Straw bale building

Energy-efficient homes are a hot topic right now, with everyone touting new technologies to build and insulate. But one of the fastest-growing methods is a 19th-century technique recently rediscovered – building walls out of straw bales.

Straw is plentiful; Ireland alone could probably produce enough straw to meet most of its building needs, without importing any more materials or clearing any more forests. It can form load-bearing walls or can simply insulate. It is easy to work with, and can be stacked and plastered by amateurs. Gathering and baling it does no damage to the environment, and the building waste can be made into mulch.

It is also one of the most perfect insulating materials around. Insulation is measured in “R-values,” and the higher the R-value, the less heat escapes the home. Most conventional homes are estimated to be R-12 to R-20; most bale homes, R-30 to R-50.

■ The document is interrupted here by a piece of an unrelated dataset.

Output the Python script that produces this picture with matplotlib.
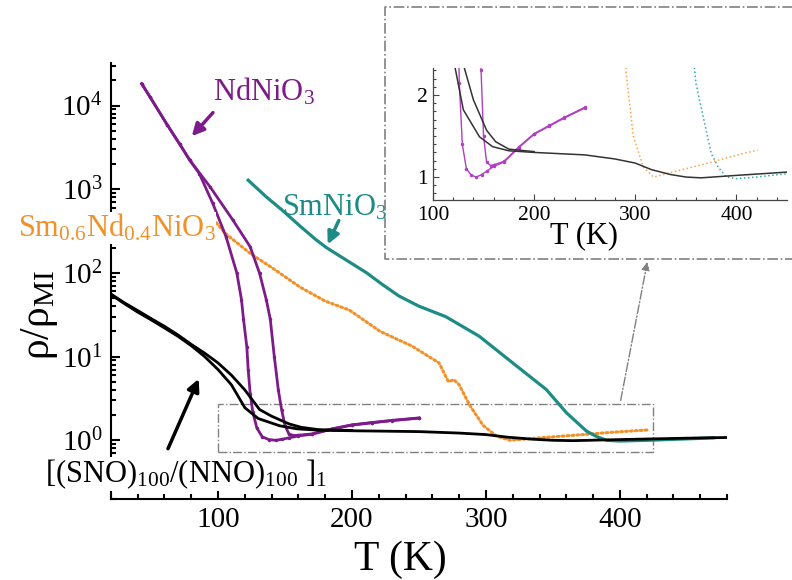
"""
Normalised resistivity rho/rho_MI vs T for the nickelates and the SNO/NNO bilayer,
with a linear-scale zoom of the transition region.
"""

import matplotlib
matplotlib.use("Agg")
import matplotlib.pyplot as plt
from matplotlib.lines import Line2D
from matplotlib.patches import Rectangle
from matplotlib.ticker import MultipleLocator, LogLocator, NullFormatter

# NdNiO3, two temperature sweeps (left one drops earlier)
nno_T_a = [43, 49, 62, 71.5, 79, 86, 96, 106, 114, 117.5, 119, 121.5, 122.5, 124,
           126, 129, 133, 138, 143, 148, 153, 160, 170, 185, 200, 215, 230, 250]
nno_a = [18200, 12800, 5900, 3430, 2210, 1540, 680, 270, 100, 48, 28, 13, 7, 3.6,
         2.15, 1.4, 1.1, 1.02, 1.0, 1.03, 1.07, 1.13, 1.18, 1.36, 1.52, 1.62, 1.72, 1.84]
nno_T_b = [43, 49, 62, 71.5, 79, 94, 111, 124, 131, 136, 139, 142, 145, 147.5,
           150, 153, 157, 160, 170, 185, 200, 215, 230, 250]
nno_b = [18200, 12800, 5900, 3430, 2210, 1070, 430, 205, 99, 48, 28, 10, 4, 2.3,
         1.5, 1.18, 1.14, 1.15, 1.19, 1.37, 1.53, 1.63, 1.73, 1.85]

# SmNiO3
sm_T = [122.5, 136, 148, 161, 173, 181, 198, 211, 222, 235, 250, 270, 295, 320,
        345, 360, 375, 382, 390, 400, 420, 450, 470]
sm = [1280, 810, 560, 365, 250, 200, 135, 100, 74, 53, 40, 30, 17.5, 8.4,
      4.05, 2.14, 1.29, 1.12, 1.0, 0.98, 1.0, 1.04, 1.07]

# Sm0.6Nd0.4NiO3
snd_T = [94, 105, 124, 140, 161, 180, 198, 221, 245, 265, 272, 276, 280, 288,
         298, 308, 318, 340, 366, 395, 421]
snd = [490, 300, 171, 116, 68, 46, 36, 20, 13.3, 8.4, 5.0, 5.3, 4.6, 2.6,
       1.5, 1.12, 1.0, 1.07, 1.15, 1.25, 1.33]

# [(SNO)100/(NNO)100]1 bilayer, two sweeps
sl_T_a = [20, 30, 40, 50, 60, 70, 80, 90, 100, 110, 120, 130, 146, 159, 175, 200,
          250, 280, 300, 316, 335, 350, 365, 400, 450, 480]
sl_a = [55, 43, 34, 27.5, 22, 17.5, 13.5, 10, 7.0, 4.6, 2.45, 1.82, 1.49, 1.37, 1.32, 1.30,
        1.27, 1.22, 1.17, 1.09, 1.03, 1.0, 0.99, 1.02, 1.06, 1.08]
sl_T_b = [20, 30, 40, 50, 60, 70, 80, 90, 100, 110, 120, 131, 140, 153, 162, 175, 200]
sl_b = [56, 44, 35.5, 28.5, 23, 18.2, 14, 11, 8.4, 6.0, 4.0, 2.33, 1.94, 1.57, 1.43, 1.34, 1.31]

PURPLE = "#7D1B8A"
TEAL = "#1C8C84"
ORANGE = "#F29128"


def draw_main(fig):
    ax = fig.add_axes([0.140, 0.140, 0.778, 0.751])
    ax.plot(snd_T, snd, color=ORANGE, lw=2.2, ls=(0, (0.6, 1.0)), dash_capstyle="round", zorder=3)
    ax.plot(sm_T, sm, color=TEAL, lw=2.3, zorder=3)
    ax.plot(nno_T_a, nno_a, color=PURPLE, lw=2, marker="o", ms=2.5, mew=0, zorder=4)
    ax.plot(nno_T_b, nno_b, color=PURPLE, lw=2, marker="o", ms=2.5, mew=0, zorder=4)
    ax.plot(sl_T_a, sl_a, color="black", lw=2, zorder=5)
    ax.plot(sl_T_b, sl_b, color="black", lw=2, zorder=5)

    ax.set_yscale("log")
    ax.set_xlim(20, 480)
    ax.set_ylim(0.2, 3.2e4)
    ax.xaxis.set_major_locator(MultipleLocator(100))
    ax.xaxis.set_minor_locator(MultipleLocator(20))
    ax.yaxis.set_major_locator(LogLocator(base=10, numticks=12))
    ax.yaxis.set_minor_locator(LogLocator(base=10, subs=range(2, 10), numticks=40))
    ax.yaxis.set_minor_formatter(NullFormatter())
    ax.tick_params(which="both", direction="in", labelsize=21, width=1.5)
    ax.tick_params(which="major", length=6.5, pad=6)
    ax.tick_params(which="minor", length=3.5)
    for side in ("top", "right"):
        ax.spines[side].set_visible(False)
    for side in ("left", "bottom"):
        ax.spines[side].set_linewidth(1.5)

    # zoom box
    ax.add_patch(Rectangle((100, 0.72), 325, 2.03, fill=False, ec="grey",
                           ls="-.", lw=1, zorder=2))

    ax.text(96, 1.15e4, "NdNiO$_3$", color=PURPLE, fontsize=22, va="baseline")
    ax.annotate("", xy=(79, 4060), xytext=(97.6, 8700),
                arrowprops=dict(arrowstyle="-|>", color=PURPLE, lw=2.5, mutation_scale=18))
    ax.text(147.6, 490, "SmNiO$_3$", color=TEAL, fontsize=22, va="baseline", zorder=1)
    ax.annotate("", xy=(181, 205), xytext=(191, 452),
                arrowprops=dict(arrowstyle="-|>", color=TEAL, lw=2.5, mutation_scale=18))
    ax.annotate("", xy=(86.4, 5.8), xytext=(61.8, 0.74),
                arrowprops=dict(arrowstyle="-|>", color="black", lw=2.5, mutation_scale=18))
    return ax


def draw_inset(fig):
    ins = fig.add_axes([0.5467, 0.6552, 0.447, 0.2276])
    ins.plot(snd_T, snd, color="#F5A650", lw=1.1, ls=":")
    ins.plot(sm_T, sm, color="#3AAAA6", lw=1.1, ls=":")
    ins.plot(nno_T_a, nno_a, color="#B040C0", lw=1, marker=".", ms=3)
    ins.plot(nno_T_b, nno_b, color="#B040C0", lw=1, marker=".", ms=3)
    ins.plot(sl_T_a, sl_a, color="#333333", lw=1.1)
    ins.plot(sl_T_b, sl_b, color="#333333", lw=1.1)

    ins.set_xlim(100, 450)
    ins.set_ylim(0.72, 2.33)
    ins.xaxis.set_major_locator(MultipleLocator(100))
    ins.xaxis.set_minor_locator(MultipleLocator(20))
    ins.yaxis.set_major_locator(MultipleLocator(1))
    ins.yaxis.set_minor_locator(MultipleLocator(0.1))
    ins.tick_params(which="both", direction="in", labelsize=15.5, width=0.8, colors="#444444",
                    labelcolor="black")
    ins.tick_params(which="major", length=4, pad=4)
    ins.tick_params(which="minor", length=2)
    for side in ("top", "right"):
        ins.spines[side].set_visible(False)
    for side in ("left", "bottom"):
        ins.spines[side].set_color("#444444")
        ins.spines[side].set_linewidth(0.9)
    return ins


def main():
    plt.rcParams["font.family"] = ["Liberation Serif", "DejaVu Serif"]
    plt.rcParams["mathtext.fontset"] = "custom"
    plt.rcParams["mathtext.rm"] = "Liberation Serif"
    plt.rcParams["mathtext.default"] = "regular"

    fig = plt.figure(figsize=(7.92, 5.80), dpi=100)
    ax = draw_main(fig)
    draw_inset(fig)

    # inset frame and pointer from the zoom box
    fig.add_artist(Line2D([1.01, 0.486, 0.486, 1.01], [0.988, 0.988, 0.5534, 0.5534],
                          transform=fig.transFigure, color="grey", ls="-.", lw=1.2))
    ax.annotate("", xy=(0.818, 0.553), xytext=(0.783, 0.305),
                xycoords="figure fraction", textcoords="figure fraction",
                arrowprops=dict(arrowstyle="-|>", color="grey", lw=1, ls="-.",
                                mutation_scale=12))

    fig.text(0.0227, 0.5914, "Sm$_{0.6}$Nd$_{0.4}$NiO$_3$", color=ORANGE, fontsize=22,
             va="baseline", bbox=dict(fc="white", ec="none", pad=0))
    fig.text(0.0568, 0.169, "[(SNO)$_{100}$/(NNO)$_{100}$ ]$_1$", fontsize=22,
             va="baseline", bbox=dict(fc="white", ec="none", pad=0))

    fig.text(0.506, 0.017, "T (K)", fontsize=30, ha="center", va="baseline")
    fig.text(0.05, 0.457, "ρ/ρ$_{MI}$", fontsize=30, rotation=90, ha="center", va="center")
    fig.text(0.737, 0.581, "T (K)", fontsize=22, ha="center", va="baseline")

    fig.savefig("out.png", dpi=100)
    plt.close(fig)


if __name__ == "__main__":
    main()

Isn’t straw flammable, you ask? Loose straw is, but bales are tightly compressed, and are no more flammable than wood. The National Research Council of Canada, for example, found that a straw bale wall withstood temperatures of up to 1,850 degrees for two hours.

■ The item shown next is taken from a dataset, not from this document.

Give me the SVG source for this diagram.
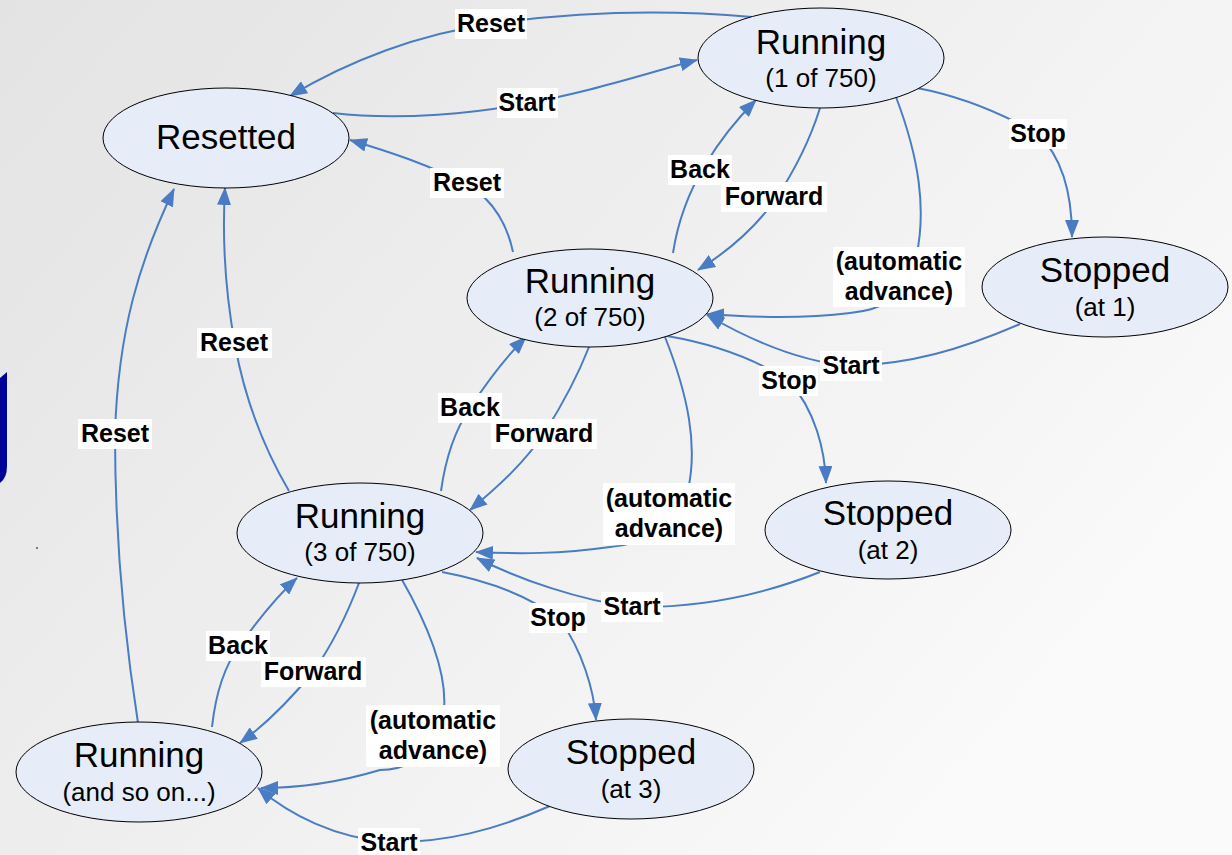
<svg xmlns="http://www.w3.org/2000/svg" width="1232" height="855" viewBox="0 0 1232 855">
<defs>
<linearGradient id="bg" x1="0" y1="0" x2="1" y2="0.6">
<stop offset="0" stop-color="#e3e3e3"/>
<stop offset="1" stop-color="#fafafa"/>
</linearGradient>
<marker id="arr" markerUnits="userSpaceOnUse" markerWidth="18" markerHeight="14" viewBox="0 0 18 14" refX="17" refY="7" orient="auto">
<path d="M0,0 L18,7 L0,14 z" fill="#4a7cc4"/>
</marker>
</defs>
<style>
.node ellipse{fill:#e6edf8;stroke:#000;stroke-width:1}
.big{font-family:"Liberation Sans",Arial,sans-serif;font-size:35px;fill:#000;text-anchor:middle}
.sub{font-family:"Liberation Sans",Arial,sans-serif;font-size:26px;fill:#000;text-anchor:middle}
.edge{fill:none;stroke:#4a7cc4;stroke-width:2;marker-end:url(#arr)}
.lbl rect{fill:#fff}
.lbl text{font-family:"Liberation Sans",Arial,sans-serif;font-size:25px;font-weight:bold;fill:#000;text-anchor:middle}
</style>
<rect width="1232" height="855" fill="url(#bg)"/>
<path d="M0,378 L7,372 L7,466 Q7,478 0,483 Z" fill="#000099"/>
<circle cx="37" cy="548" r="1" fill="#555"/>

<g id="connectors">
<path class="edge" d="M752,17 C650,8 560,14 490,24 C420,34 350,60 290,96"/>
<path class="edge" d="M333,113 C400,121 480,113 527,103 C590,92 640,75 697,60"/>
<path class="edge" d="M513,252 C508,228 495,200 467,185 C430,165 390,152 350,140"/>
<path class="edge" d="M673,253 C678,220 690,190 705,165 C720,140 738,118 756,100"/>
<path class="edge" d="M820,108 C810,140 795,170 775,200 C755,228 730,250 698,270"/>
<path class="edge" d="M896,97 C918,155 928,210 915,262 C905,300 880,310 850,313 C810,318 760,318 707,314"/>
<path class="edge" d="M917,88 C970,98 1010,118 1038,134 C1065,160 1072,200 1072,237"/>
<path class="edge" d="M1020,324 C960,350 910,364 851,366 C800,362 750,340 707,315"/>
<path class="edge" d="M667,336 C720,345 760,362 789,381 C815,410 825,450 826,483"/>
<path class="edge" d="M289,491 C265,450 245,400 235,345 C225,290 222,240 225,188"/>
<path class="edge" d="M441,491 C446,455 455,430 470,408 C485,385 505,358 526,337"/>
<path class="edge" d="M589,347 C578,375 562,405 545,432 C525,462 500,485 470,510"/>
<path class="edge" d="M665,337 C688,395 698,445 688,490 C675,530 640,545 610,547 C560,554 520,554 476,552"/>
<path class="edge" d="M820,572 C760,596 700,608 632,607 C580,600 520,580 477,558"/>
<path class="edge" d="M442,572 C495,582 535,600 560,620 C582,650 594,690 596,720"/>
<path class="edge" d="M138,723 C125,640 115,540 115,434 C118,330 140,260 174,189"/>
<path class="edge" d="M212,727 C216,690 225,665 240,645 C258,620 275,598 297,578"/>
<path class="edge" d="M359,583 C345,620 330,648 313,672 C290,700 265,725 240,743"/>
<path class="edge" d="M401,578 C432,632 447,675 444,710 C440,760 400,770 380,770 C340,782 300,788 261,788"/>
<path class="edge" d="M550,806 C495,830 445,843 389,842 C335,838 290,815 258,788"/>
</g>

<g id="labels">
<g class="lbl"><rect x="455" y="9" width="72" height="30"/><text x="491" y="32">Reset</text></g>
<g class="lbl"><rect x="497" y="88" width="61" height="30"/><text x="527" y="111">Start</text></g>
<g class="lbl"><rect x="430" y="168" width="74" height="30"/><text x="467" y="191">Reset</text></g>
<g class="lbl"><rect x="668" y="155" width="64" height="30"/><text x="700" y="178">Back</text></g>
<g class="lbl"><rect x="721" y="182" width="106" height="30"/><text x="774" y="205">Forward</text></g>
<g class="lbl"><rect x="1009" y="119" width="58" height="30"/><text x="1038" y="142">Stop</text></g>
<g class="lbl"><rect x="833" y="247" width="132" height="60"/><text x="899" y="270">(automatic</text><text x="899" y="300">advance)</text></g>
<g class="lbl"><rect x="820" y="351" width="62" height="30"/><text x="851" y="374">Start</text></g>
<g class="lbl"><rect x="759" y="366" width="59" height="30"/><text x="789" y="389">Stop</text></g>
<g class="lbl"><rect x="197" y="328" width="75" height="30"/><text x="234" y="351">Reset</text></g>
<g class="lbl"><rect x="438" y="393" width="64" height="30"/><text x="470" y="416">Back</text></g>
<g class="lbl"><rect x="491" y="419" width="106" height="30"/><text x="544" y="442">Forward</text></g>
<g class="lbl"><rect x="603" y="483" width="132" height="62"/><text x="669" y="507">(automatic</text><text x="669" y="537">advance)</text></g>
<g class="lbl"><rect x="601" y="592" width="62" height="30"/><text x="632" y="615">Start</text></g>
<g class="lbl"><rect x="529" y="603" width="58" height="30"/><text x="558" y="626">Stop</text></g>
<g class="lbl"><rect x="78" y="419" width="74" height="30"/><text x="115" y="442">Reset</text></g>
<g class="lbl"><rect x="206" y="631" width="64" height="30"/><text x="238" y="654">Back</text></g>
<g class="lbl"><rect x="261" y="657" width="105" height="30"/><text x="313" y="680">Forward</text></g>
<g class="lbl"><rect x="366" y="705" width="134" height="62"/><text x="433" y="729">(automatic</text><text x="433" y="759">advance)</text></g>
<g class="lbl"><rect x="358" y="828" width="62" height="27"/><text x="389" y="851">Start</text></g>
</g>

<g id="n-resetted" class="node"><ellipse cx="226" cy="138" rx="123" ry="50"/><text class="big" x="226" y="149">Resetted</text></g>
<g id="n-run1" class="node"><ellipse cx="821" cy="58" rx="123" ry="50"/><text class="big" x="821" y="54">Running</text><text class="sub" x="821" y="87">(1 of 750)</text></g>
<g id="n-run2" class="node"><ellipse cx="590" cy="298" rx="123" ry="49"/><text class="big" x="590" y="293">Running</text><text class="sub" x="590" y="326">(2 of 750)</text></g>
<g id="n-run3" class="node"><ellipse cx="360" cy="533" rx="123" ry="50"/><text class="big" x="360" y="528">Running</text><text class="sub" x="360" y="561">(3 of 750)</text></g>
<g id="n-runn" class="node"><ellipse cx="139" cy="772" rx="123" ry="50"/><text class="big" x="139" y="767">Running</text><text class="sub" x="139" y="801">(and so on...)</text></g>
<g id="n-stop1" class="node"><ellipse cx="1105" cy="287" rx="123" ry="50"/><text class="big" x="1105" y="282">Stopped</text><text class="sub" x="1105" y="316">(at 1)</text></g>
<g id="n-stop2" class="node"><ellipse cx="888" cy="530" rx="123" ry="49"/><text class="big" x="888" y="525">Stopped</text><text class="sub" x="888" y="559">(at 2)</text></g>
<g id="n-stop3" class="node"><ellipse cx="631" cy="769" rx="123" ry="50"/><text class="big" x="631" y="764">Stopped</text><text class="sub" x="631" y="798">(at 3)</text></g>
</svg>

Nor can the wolf blow the house down – the Building Research Center of the University of New South Wales, Australia found in 1998 that bale walls withstood winds up to 134 miles per hour – equivalent to a Category 3 hurricane.

To find out if bale building is for you, consult books like “Serious Straw Bale” by Paul Lacinski and Michel Bergeron, or “More Straw Bale Building” by Chris Magwood.